→ **Goal**: Output the data below in full, byte for byte. Nothing may differ.

◆ ◆ ◆ ◆ ◆ ◆ ◆

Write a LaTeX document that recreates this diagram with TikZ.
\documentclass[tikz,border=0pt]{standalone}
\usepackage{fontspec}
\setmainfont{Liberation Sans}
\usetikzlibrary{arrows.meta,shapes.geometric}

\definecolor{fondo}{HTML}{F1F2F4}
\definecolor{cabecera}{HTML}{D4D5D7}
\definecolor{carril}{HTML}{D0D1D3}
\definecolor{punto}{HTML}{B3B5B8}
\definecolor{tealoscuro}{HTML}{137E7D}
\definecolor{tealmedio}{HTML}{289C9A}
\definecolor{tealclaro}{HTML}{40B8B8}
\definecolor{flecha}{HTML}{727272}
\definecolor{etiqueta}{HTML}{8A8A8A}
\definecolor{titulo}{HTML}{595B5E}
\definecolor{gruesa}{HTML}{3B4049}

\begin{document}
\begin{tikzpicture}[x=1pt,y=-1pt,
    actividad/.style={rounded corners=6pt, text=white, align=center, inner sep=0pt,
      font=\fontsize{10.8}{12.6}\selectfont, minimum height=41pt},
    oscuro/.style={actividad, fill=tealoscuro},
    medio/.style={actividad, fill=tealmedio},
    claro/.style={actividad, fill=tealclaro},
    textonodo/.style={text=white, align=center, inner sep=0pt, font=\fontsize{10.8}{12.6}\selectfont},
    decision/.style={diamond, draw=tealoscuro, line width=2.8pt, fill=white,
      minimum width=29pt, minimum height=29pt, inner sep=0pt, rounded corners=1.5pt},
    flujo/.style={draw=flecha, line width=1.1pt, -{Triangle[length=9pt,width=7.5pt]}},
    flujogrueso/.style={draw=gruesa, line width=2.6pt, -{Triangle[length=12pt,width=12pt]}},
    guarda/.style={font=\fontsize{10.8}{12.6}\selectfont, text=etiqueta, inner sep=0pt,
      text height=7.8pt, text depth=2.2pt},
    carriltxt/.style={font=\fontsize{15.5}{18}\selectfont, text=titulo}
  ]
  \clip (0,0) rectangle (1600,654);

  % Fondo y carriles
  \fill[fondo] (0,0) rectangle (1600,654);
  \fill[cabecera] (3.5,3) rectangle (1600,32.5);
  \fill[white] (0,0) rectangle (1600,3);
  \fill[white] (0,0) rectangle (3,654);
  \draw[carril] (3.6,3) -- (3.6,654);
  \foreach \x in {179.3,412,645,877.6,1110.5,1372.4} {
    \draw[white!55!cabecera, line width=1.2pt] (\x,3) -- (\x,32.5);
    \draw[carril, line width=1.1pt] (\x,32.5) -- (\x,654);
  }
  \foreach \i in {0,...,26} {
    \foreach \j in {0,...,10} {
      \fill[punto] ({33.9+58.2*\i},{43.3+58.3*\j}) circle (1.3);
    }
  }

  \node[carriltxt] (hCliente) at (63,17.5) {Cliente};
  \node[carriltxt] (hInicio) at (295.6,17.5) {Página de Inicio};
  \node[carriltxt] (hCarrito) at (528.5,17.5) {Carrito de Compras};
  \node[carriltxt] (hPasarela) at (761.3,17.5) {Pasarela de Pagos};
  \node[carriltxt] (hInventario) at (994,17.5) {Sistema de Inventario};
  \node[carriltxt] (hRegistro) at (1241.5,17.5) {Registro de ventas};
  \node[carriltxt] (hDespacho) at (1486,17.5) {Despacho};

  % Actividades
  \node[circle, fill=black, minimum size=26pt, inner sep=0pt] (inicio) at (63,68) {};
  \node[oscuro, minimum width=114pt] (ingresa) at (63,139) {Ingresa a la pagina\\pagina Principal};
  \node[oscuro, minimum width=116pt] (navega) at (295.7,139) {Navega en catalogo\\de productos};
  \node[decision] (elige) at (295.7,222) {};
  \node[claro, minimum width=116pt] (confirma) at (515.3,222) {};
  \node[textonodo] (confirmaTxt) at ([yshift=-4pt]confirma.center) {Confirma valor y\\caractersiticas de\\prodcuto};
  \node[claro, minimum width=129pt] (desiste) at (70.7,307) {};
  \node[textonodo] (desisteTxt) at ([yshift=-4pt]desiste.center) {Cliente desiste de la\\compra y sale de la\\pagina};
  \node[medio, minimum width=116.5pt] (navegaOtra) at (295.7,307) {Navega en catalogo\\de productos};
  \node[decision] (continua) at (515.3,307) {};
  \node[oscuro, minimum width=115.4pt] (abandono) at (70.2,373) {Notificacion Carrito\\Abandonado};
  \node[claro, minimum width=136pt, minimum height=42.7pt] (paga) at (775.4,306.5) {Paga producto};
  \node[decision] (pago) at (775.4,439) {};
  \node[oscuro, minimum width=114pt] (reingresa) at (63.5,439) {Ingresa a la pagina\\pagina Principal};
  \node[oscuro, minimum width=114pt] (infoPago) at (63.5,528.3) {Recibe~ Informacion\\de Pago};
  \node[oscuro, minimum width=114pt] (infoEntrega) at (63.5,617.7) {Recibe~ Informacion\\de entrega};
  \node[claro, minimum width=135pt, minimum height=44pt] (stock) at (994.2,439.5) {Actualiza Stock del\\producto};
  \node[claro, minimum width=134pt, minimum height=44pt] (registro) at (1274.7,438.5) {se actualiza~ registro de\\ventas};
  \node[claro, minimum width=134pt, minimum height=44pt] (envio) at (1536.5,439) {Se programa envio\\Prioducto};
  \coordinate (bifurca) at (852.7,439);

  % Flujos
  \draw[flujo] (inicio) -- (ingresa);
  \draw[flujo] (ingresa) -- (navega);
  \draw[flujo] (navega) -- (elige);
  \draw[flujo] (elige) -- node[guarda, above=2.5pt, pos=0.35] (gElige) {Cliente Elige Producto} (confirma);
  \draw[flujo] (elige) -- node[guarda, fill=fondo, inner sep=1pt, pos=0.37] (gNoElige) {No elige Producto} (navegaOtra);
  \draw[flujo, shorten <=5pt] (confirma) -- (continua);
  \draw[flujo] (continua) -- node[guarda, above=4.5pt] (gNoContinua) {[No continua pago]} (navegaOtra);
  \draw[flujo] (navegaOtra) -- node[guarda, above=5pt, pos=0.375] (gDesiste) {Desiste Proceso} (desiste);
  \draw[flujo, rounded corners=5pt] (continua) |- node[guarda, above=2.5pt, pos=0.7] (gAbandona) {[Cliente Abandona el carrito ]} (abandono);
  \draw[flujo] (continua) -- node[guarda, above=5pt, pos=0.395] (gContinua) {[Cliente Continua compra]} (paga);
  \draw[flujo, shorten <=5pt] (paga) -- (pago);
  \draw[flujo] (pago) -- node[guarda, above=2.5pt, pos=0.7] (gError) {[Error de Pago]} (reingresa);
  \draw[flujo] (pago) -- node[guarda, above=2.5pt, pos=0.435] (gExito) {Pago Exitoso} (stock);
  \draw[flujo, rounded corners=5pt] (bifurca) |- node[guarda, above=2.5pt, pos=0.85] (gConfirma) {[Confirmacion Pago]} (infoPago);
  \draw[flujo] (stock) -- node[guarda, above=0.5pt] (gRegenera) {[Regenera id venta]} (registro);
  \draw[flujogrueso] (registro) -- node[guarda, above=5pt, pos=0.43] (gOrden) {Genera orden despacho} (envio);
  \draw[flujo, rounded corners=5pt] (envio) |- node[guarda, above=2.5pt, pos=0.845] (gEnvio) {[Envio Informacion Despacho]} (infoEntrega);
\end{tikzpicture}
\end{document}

◆ ◆ ◆ ◆ ◆ ◆ ◆

→ **Answer to this task**:
Write a LaTeX document that recreates this diagram with TikZ.
\documentclass[tikz,border=0pt]{standalone}
\usepackage{fontspec}
\setmainfont{Liberation Sans}
\usetikzlibrary{arrows.meta,shapes.geometric}

\definecolor{fondo}{HTML}{F1F2F4}
\definecolor{cabecera}{HTML}{D4D5D7}
\definecolor{carril}{HTML}{D0D1D3}
\definecolor{punto}{HTML}{B3B5B8}
\definecolor{tealoscuro}{HTML}{137E7D}
\definecolor{tealmedio}{HTML}{289C9A}
\definecolor{tealclaro}{HTML}{40B8B8}
\definecolor{flecha}{HTML}{727272}
\definecolor{etiqueta}{HTML}{8A8A8A}
\definecolor{titulo}{HTML}{595B5E}
\definecolor{gruesa}{HTML}{3B4049}

\begin{document}
\begin{tikzpicture}[x=1pt,y=-1pt,
    actividad/.style={rounded corners=6pt, text=white, align=center, inner sep=0pt,
      font=\fontsize{10.8}{12.6}\selectfont, minimum height=41pt},
    oscuro/.style={actividad, fill=tealoscuro},
    medio/.style={actividad, fill=tealmedio},
    claro/.style={actividad, fill=tealclaro},
    textonodo/.style={text=white, align=center, inner sep=0pt, font=\fontsize{10.8}{12.6}\selectfont},
    decision/.style={diamond, draw=tealoscuro, line width=2.8pt, fill=white,
      minimum width=29pt, minimum height=29pt, inner sep=0pt, rounded corners=1.5pt},
    flujo/.style={draw=flecha, line width=1.1pt, -{Triangle[length=9pt,width=7.5pt]}},
    flujogrueso/.style={draw=gruesa, line width=2.6pt, -{Triangle[length=12pt,width=12pt]}},
    guarda/.style={font=\fontsize{10.8}{12.6}\selectfont, text=etiqueta, inner sep=0pt,
      text height=7.8pt, text depth=2.2pt},
    carriltxt/.style={font=\fontsize{15.5}{18}\selectfont, text=titulo}
  ]
  \clip (0,0) rectangle (1600,654);

  % Fondo y carriles
  \fill[fondo] (0,0) rectangle (1600,654);
  \fill[cabecera] (3.5,3) rectangle (1600,32.5);
  \fill[white] (0,0) rectangle (1600,3);
  \fill[white] (0,0) rectangle (3,654);
  \draw[carril] (3.6,3) -- (3.6,654);
  \foreach \x in {179.3,412,645,877.6,1110.5,1372.4} {
    \draw[white!55!cabecera, line width=1.2pt] (\x,3) -- (\x,32.5);
    \draw[carril, line width=1.1pt] (\x,32.5) -- (\x,654);
  }
  \foreach \i in {0,...,26} {
    \foreach \j in {0,...,10} {
      \fill[punto] ({33.9+58.2*\i},{43.3+58.3*\j}) circle (1.3);
    }
  }

  \node[carriltxt] (hCliente) at (63,17.5) {Cliente};
  \node[carriltxt] (hInicio) at (295.6,17.5) {Página de Inicio};
  \node[carriltxt] (hCarrito) at (528.5,17.5) {Carrito de Compras};
  \node[carriltxt] (hPasarela) at (761.3,17.5) {Pasarela de Pagos};
  \node[carriltxt] (hInventario) at (994,17.5) {Sistema de Inventario};
  \node[carriltxt] (hRegistro) at (1241.5,17.5) {Registro de ventas};
  \node[carriltxt] (hDespacho) at (1486,17.5) {Despacho};

  % Actividades
  \node[circle, fill=black, minimum size=26pt, inner sep=0pt] (inicio) at (63,68) {};
  \node[oscuro, minimum width=114pt] (ingresa) at (63,139) {Ingresa a la pagina\\pagina Principal};
  \node[oscuro, minimum width=116pt] (navega) at (295.7,139) {Navega en catalogo\\de productos};
  \node[decision] (elige) at (295.7,222) {};
  \node[claro, minimum width=116pt] (confirma) at (515.3,222) {};
  \node[textonodo] (confirmaTxt) at ([yshift=-4pt]confirma.center) {Confirma valor y\\caractersiticas de\\prodcuto};
  \node[claro, minimum width=129pt] (desiste) at (70.7,307) {};
  \node[textonodo] (desisteTxt) at ([yshift=-4pt]desiste.center) {Cliente desiste de la\\compra y sale de la\\pagina};
  \node[medio, minimum width=116.5pt] (navegaOtra) at (295.7,307) {Navega en catalogo\\de productos};
  \node[decision] (continua) at (515.3,307) {};
  \node[oscuro, minimum width=115.4pt] (abandono) at (70.2,373) {Notificacion Carrito\\Abandonado};
  \node[claro, minimum width=136pt, minimum height=42.7pt] (paga) at (775.4,306.5) {Paga producto};
  \node[decision] (pago) at (775.4,439) {};
  \node[oscuro, minimum width=114pt] (reingresa) at (63.5,439) {Ingresa a la pagina\\pagina Principal};
  \node[oscuro, minimum width=114pt] (infoPago) at (63.5,528.3) {Recibe~ Informacion\\de Pago};
  \node[oscuro, minimum width=114pt] (infoEntrega) at (63.5,617.7) {Recibe~ Informacion\\de entrega};
  \node[claro, minimum width=135pt, minimum height=44pt] (stock) at (994.2,439.5) {Actualiza Stock del\\producto};
  \node[claro, minimum width=134pt, minimum height=44pt] (registro) at (1274.7,438.5) {se actualiza~ registro de\\ventas};
  \node[claro, minimum width=134pt, minimum height=44pt] (envio) at (1536.5,439) {Se programa envio\\Prioducto};
  \coordinate (bifurca) at (852.7,439);

  % Flujos
  \draw[flujo] (inicio) -- (ingresa);
  \draw[flujo] (ingresa) -- (navega);
  \draw[flujo] (navega) -- (elige);
  \draw[flujo] (elige) -- node[guarda, above=2.5pt, pos=0.35] (gElige) {Cliente Elige Producto} (confirma);
  \draw[flujo] (elige) -- node[guarda, fill=fondo, inner sep=1pt, pos=0.37] (gNoElige) {No elige Producto} (navegaOtra);
  \draw[flujo, shorten <=5pt] (confirma) -- (continua);
  \draw[flujo] (continua) -- node[guarda, above=4.5pt] (gNoContinua) {[No continua pago]} (navegaOtra);
  \draw[flujo] (navegaOtra) -- node[guarda, above=5pt, pos=0.375] (gDesiste) {Desiste Proceso} (desiste);
  \draw[flujo, rounded corners=5pt] (continua) |- node[guarda, above=2.5pt, pos=0.7] (gAbandona) {[Cliente Abandona el carrito ]} (abandono);
  \draw[flujo] (continua) -- node[guarda, above=5pt, pos=0.395] (gContinua) {[Cliente Continua compra]} (paga);
  \draw[flujo, shorten <=5pt] (paga) -- (pago);
  \draw[flujo] (pago) -- node[guarda, above=2.5pt, pos=0.7] (gError) {[Error de Pago]} (reingresa);
  \draw[flujo] (pago) -- node[guarda, above=2.5pt, pos=0.435] (gExito) {Pago Exitoso} (stock);
  \draw[flujo, rounded corners=5pt] (bifurca) |- node[guarda, above=2.5pt, pos=0.85] (gConfirma) {[Confirmacion Pago]} (infoPago);
  \draw[flujo] (stock) -- node[guarda, above=0.5pt] (gRegenera) {[Regenera id venta]} (registro);
  \draw[flujogrueso] (registro) -- node[guarda, above=5pt, pos=0.43] (gOrden) {Genera orden despacho} (envio);
  \draw[flujo, rounded corners=5pt] (envio) |- node[guarda, above=2.5pt, pos=0.845] (gEnvio) {[Envio Informacion Despacho]} (infoEntrega);
\end{tikzpicture}
\end{document}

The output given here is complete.